>> Start

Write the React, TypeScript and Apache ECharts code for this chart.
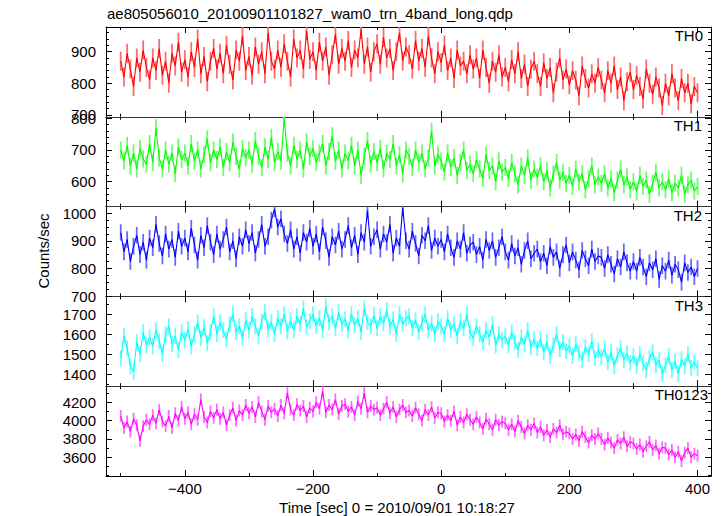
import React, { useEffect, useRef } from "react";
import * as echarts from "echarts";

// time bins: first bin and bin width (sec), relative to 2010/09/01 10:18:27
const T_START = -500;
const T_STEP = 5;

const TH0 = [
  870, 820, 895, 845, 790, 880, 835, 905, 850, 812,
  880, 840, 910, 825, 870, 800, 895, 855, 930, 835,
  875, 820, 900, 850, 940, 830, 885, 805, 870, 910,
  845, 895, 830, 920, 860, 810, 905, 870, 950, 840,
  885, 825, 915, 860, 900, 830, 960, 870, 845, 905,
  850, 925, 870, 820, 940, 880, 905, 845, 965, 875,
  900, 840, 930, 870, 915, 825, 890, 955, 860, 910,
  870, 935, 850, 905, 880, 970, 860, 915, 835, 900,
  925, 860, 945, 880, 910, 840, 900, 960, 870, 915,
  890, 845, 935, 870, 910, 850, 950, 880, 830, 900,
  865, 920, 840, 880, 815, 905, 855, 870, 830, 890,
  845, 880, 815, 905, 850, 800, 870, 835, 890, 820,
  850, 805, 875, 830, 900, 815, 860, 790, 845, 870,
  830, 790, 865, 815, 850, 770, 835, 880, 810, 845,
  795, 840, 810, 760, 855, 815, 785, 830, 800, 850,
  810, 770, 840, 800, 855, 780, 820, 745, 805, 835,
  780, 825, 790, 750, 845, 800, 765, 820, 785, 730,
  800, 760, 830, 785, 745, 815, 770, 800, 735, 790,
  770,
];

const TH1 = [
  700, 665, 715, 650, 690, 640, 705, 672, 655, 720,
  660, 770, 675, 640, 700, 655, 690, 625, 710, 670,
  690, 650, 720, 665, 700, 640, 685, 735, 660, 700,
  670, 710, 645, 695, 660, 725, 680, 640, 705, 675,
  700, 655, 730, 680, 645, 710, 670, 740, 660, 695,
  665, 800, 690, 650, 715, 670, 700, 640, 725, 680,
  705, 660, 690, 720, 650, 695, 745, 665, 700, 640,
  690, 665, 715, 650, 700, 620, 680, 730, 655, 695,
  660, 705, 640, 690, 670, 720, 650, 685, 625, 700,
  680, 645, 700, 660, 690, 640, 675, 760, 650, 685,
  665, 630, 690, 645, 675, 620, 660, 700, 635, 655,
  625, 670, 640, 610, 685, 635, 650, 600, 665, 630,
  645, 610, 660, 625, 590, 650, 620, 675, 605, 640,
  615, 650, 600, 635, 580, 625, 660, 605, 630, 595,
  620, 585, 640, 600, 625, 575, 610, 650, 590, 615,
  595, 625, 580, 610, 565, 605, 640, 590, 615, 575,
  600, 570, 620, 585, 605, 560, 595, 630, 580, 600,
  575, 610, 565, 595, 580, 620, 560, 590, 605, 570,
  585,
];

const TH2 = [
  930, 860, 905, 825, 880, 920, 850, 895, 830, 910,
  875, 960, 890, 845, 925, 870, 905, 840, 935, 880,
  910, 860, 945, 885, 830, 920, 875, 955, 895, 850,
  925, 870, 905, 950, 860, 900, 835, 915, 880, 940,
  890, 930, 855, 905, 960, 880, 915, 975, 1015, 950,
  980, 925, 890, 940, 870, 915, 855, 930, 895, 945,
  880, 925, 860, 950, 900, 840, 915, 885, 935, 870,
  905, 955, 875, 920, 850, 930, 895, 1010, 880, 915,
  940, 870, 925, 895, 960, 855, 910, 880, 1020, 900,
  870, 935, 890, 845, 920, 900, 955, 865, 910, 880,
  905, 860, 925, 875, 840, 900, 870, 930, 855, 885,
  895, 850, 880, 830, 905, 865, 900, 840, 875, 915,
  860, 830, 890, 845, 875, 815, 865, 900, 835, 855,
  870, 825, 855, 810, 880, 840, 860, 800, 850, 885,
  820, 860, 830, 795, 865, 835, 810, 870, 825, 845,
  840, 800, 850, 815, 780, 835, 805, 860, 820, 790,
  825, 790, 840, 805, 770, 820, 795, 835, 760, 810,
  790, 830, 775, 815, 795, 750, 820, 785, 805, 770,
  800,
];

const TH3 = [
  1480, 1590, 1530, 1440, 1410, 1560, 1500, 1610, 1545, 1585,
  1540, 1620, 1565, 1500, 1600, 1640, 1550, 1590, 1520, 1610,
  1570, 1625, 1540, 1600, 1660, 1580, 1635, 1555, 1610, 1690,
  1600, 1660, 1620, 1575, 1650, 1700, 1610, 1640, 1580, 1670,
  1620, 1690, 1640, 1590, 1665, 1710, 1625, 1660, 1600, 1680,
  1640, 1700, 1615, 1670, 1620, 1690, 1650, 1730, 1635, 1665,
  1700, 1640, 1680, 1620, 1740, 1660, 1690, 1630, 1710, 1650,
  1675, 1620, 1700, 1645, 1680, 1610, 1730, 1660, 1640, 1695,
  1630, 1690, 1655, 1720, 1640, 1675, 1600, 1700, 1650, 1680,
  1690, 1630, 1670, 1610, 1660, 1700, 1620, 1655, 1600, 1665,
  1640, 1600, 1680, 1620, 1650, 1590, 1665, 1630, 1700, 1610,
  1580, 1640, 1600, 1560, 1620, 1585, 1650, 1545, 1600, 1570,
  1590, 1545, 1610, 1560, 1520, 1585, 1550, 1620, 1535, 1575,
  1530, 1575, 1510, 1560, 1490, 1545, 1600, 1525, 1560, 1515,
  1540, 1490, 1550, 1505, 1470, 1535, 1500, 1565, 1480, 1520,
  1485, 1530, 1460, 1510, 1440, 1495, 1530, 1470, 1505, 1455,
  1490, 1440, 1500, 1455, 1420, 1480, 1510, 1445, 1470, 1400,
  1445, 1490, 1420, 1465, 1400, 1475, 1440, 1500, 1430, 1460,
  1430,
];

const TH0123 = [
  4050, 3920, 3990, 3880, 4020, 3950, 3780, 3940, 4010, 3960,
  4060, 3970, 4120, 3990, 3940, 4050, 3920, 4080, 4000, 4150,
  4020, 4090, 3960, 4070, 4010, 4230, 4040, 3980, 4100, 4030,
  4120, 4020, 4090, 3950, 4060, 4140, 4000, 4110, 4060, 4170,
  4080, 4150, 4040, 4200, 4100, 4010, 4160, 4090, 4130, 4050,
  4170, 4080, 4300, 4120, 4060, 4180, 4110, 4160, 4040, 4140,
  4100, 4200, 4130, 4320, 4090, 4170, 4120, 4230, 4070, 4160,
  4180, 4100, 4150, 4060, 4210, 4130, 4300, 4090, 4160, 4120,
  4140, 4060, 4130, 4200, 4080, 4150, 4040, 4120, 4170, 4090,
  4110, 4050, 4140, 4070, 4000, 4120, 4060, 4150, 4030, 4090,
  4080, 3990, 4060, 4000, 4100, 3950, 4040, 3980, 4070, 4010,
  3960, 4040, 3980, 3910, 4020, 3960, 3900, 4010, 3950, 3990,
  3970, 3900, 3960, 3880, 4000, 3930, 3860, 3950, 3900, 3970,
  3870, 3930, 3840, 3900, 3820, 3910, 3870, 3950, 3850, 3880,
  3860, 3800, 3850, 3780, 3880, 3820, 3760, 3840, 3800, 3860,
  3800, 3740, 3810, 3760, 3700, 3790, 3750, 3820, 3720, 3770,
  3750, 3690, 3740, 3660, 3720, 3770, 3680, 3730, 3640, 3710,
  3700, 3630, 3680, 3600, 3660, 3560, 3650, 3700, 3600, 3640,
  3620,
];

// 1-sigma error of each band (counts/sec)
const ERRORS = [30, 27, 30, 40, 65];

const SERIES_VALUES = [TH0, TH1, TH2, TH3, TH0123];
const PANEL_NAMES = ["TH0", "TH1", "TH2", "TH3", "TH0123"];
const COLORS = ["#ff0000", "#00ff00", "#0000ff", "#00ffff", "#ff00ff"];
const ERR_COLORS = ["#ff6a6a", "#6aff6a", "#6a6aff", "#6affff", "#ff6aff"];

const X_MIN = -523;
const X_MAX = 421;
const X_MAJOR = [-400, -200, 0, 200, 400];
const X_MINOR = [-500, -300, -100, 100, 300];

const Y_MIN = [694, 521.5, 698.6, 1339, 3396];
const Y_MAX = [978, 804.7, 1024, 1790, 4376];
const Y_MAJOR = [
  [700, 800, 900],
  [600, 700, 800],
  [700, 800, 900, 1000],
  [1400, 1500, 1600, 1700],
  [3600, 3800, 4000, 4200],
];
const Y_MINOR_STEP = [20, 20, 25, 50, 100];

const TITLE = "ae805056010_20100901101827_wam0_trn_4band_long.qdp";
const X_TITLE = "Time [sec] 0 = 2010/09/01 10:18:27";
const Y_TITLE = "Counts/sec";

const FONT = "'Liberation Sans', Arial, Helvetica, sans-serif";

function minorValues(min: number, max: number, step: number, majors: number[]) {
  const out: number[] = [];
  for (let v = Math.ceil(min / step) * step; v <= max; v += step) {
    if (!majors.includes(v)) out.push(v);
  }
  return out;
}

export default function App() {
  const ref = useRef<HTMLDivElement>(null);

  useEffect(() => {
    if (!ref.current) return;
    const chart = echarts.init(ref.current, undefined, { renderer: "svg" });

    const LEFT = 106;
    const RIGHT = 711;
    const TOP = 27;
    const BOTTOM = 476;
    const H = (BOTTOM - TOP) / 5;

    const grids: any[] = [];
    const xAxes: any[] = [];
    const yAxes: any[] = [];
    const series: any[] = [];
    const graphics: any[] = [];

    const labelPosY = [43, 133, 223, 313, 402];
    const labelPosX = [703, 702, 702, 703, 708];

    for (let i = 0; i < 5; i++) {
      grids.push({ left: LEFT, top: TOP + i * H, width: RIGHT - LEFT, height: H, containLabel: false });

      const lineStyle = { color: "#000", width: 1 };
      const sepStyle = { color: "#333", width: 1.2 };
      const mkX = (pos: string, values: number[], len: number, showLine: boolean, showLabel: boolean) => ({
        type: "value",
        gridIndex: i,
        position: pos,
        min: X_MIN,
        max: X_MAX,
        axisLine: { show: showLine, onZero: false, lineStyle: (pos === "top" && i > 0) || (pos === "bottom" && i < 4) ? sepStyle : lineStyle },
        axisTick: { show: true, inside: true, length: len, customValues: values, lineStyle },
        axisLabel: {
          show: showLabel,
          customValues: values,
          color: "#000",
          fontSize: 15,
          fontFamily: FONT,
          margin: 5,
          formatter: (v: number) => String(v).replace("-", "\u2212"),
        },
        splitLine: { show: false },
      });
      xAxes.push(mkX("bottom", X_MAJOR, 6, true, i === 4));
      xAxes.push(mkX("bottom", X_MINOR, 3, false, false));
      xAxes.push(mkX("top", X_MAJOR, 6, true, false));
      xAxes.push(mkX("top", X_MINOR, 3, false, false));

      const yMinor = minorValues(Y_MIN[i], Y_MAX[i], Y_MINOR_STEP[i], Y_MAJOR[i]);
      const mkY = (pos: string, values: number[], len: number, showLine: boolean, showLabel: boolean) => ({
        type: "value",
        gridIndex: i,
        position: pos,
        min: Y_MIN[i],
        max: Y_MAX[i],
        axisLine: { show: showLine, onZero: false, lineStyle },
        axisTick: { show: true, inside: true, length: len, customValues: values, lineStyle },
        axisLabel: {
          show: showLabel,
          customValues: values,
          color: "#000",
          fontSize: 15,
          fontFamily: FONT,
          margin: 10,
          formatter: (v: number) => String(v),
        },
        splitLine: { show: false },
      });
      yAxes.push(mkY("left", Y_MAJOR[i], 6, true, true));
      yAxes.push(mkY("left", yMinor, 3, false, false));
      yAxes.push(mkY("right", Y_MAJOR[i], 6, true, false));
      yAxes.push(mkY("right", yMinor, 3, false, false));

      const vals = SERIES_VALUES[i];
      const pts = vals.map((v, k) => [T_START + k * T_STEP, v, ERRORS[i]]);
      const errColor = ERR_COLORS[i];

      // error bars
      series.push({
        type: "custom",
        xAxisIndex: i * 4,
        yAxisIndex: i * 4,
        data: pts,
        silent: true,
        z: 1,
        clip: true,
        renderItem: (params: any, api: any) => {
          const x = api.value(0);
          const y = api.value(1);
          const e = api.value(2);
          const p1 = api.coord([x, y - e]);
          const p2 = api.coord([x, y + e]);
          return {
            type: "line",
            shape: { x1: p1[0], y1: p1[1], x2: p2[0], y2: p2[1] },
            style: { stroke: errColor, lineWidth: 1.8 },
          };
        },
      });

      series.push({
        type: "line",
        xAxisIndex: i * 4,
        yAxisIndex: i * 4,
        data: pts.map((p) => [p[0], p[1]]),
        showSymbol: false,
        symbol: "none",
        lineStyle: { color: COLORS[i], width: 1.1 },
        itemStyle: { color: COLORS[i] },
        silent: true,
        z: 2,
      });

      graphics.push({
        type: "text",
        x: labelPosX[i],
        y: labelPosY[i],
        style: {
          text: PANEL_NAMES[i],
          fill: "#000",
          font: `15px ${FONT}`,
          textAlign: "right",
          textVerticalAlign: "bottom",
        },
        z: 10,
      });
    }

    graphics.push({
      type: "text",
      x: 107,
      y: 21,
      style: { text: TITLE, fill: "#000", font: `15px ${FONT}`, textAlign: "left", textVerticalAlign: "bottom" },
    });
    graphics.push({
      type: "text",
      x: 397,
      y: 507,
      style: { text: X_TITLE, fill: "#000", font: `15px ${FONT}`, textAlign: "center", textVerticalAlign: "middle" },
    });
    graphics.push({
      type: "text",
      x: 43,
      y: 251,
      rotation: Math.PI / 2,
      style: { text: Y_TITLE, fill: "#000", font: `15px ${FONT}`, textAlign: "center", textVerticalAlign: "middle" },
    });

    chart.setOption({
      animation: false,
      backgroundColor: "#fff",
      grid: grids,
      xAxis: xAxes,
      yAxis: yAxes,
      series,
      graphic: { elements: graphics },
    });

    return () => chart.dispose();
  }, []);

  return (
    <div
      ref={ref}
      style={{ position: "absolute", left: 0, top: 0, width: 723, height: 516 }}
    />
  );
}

>> End

Goal of the exercise:
Print, exactly as written, the lines above from the first one to the one containing "const T_STEP = 5;". Leave out pictures.

Result of the exercise:
Write the React, TypeScript and Apache ECharts code for this chart.
import React, { useEffect, useRef } from "react";
import * as echarts from "echarts";

// time bins: first bin and bin width (sec), relative to 2010/09/01 10:18:27
const T_START = -500;
const T_STEP = 5;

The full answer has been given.